Was einem so in ständiger leiblicher und geistiger Bewegung lebenden Landarzt in 50 Jahren durch Hand und Kopf geht, ist so viel, daß Worte es nicht ausdrücken können. Wie vielen Kindern hat der Geburtshelfer nicht zum Leben verholfen? Wie viele Leute, teilweise schon mit grauen Haaren, mögen herumlau­fen, deren Geburt noch nicht bezahlt ist? Ei­nen Gerichtsvollzieher hat Dr. Vesenmayer nicht ins Brot gesetzt. Stadtarzt sein, hieß zum guten Teil Armenarzt sein. Erstaunlich war und ist heute noch die Gesundheit des Jubilars, dem die Arbeitsbereitschaft bei Tag und Nacht bisher wenig anhaben konnte, was neben einer angeborenen guten körperlichen Verfassung seine Erklärung nur in der Tat­sache findet, daß in diesem Manne beispiel­haftes Pflichtbewußtsein mit wahrhafter Liebe zum Beruf und trotz etwas rauher Schale zum Menschen vereinigt ist.

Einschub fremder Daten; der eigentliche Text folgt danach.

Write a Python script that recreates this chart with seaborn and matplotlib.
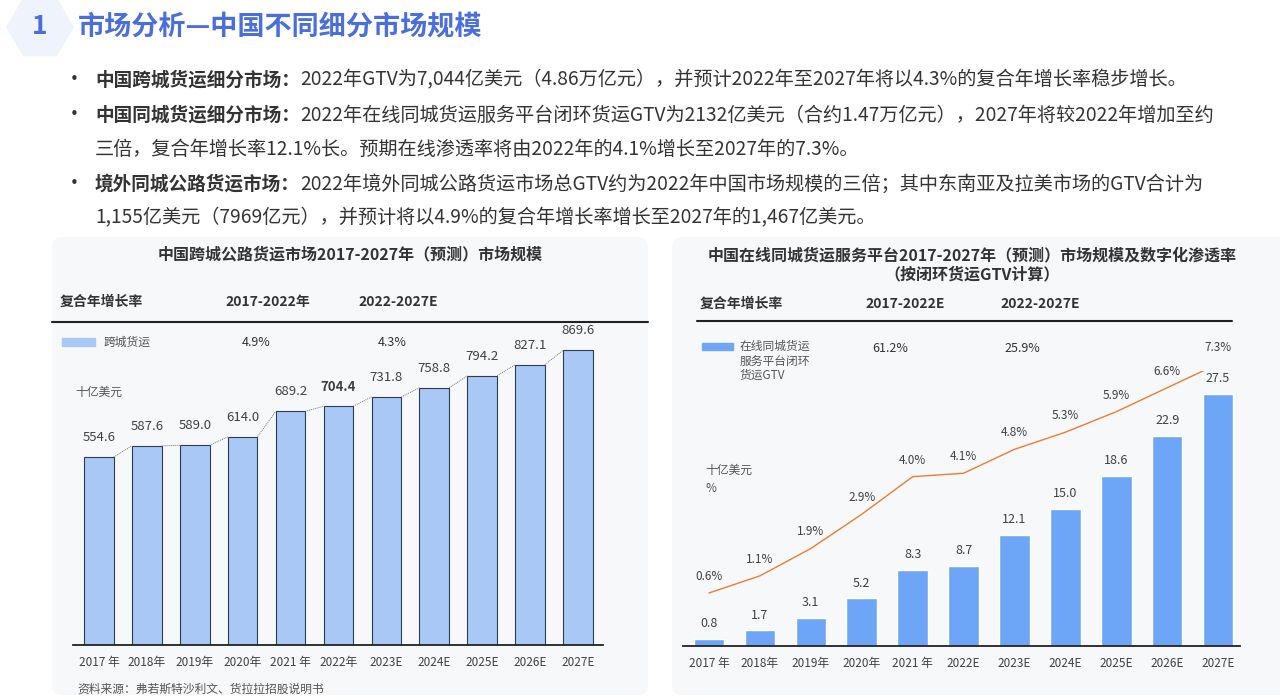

Urlaub kannte Dr. Vesenmayer kaum. Seine Erholung bildete die Jagd (nicht ohne Wilde­rer-Erlebnis), eine sangesfrohe Gesellschaft (dem Liederkranz gehört seine ganze Sym- pathie), und der Kegelsport. Für die früh ver­lorene Familie bildete ihm diese Geselligkeit einen kleinen Ersatz. Zur besonderen Ehre gereichte es den Keglern, einmal in die Hei­mat des Jubilars mitgenommen zu werden, wo sie sich von der Herzlichkeit in der gro­ßen Familie Vesenmayer, in welcher noch der 83jährige Bruder des Doktors den Altersvor­sitz führt, überzeugen konnten.

Als vor 10 Jahren anläßlich des 40jährigen Jubiläums von Dr. Vesenmayer und seiner Ernennung zum Ehrenbürger der Stadt Wild­berg eine Feier veranstaltet wurde, war dies ein richtiges Volksfest. Mit froher Erwartung sieht jetzt die Bevölkerung der Fünfziger­feier entgegen.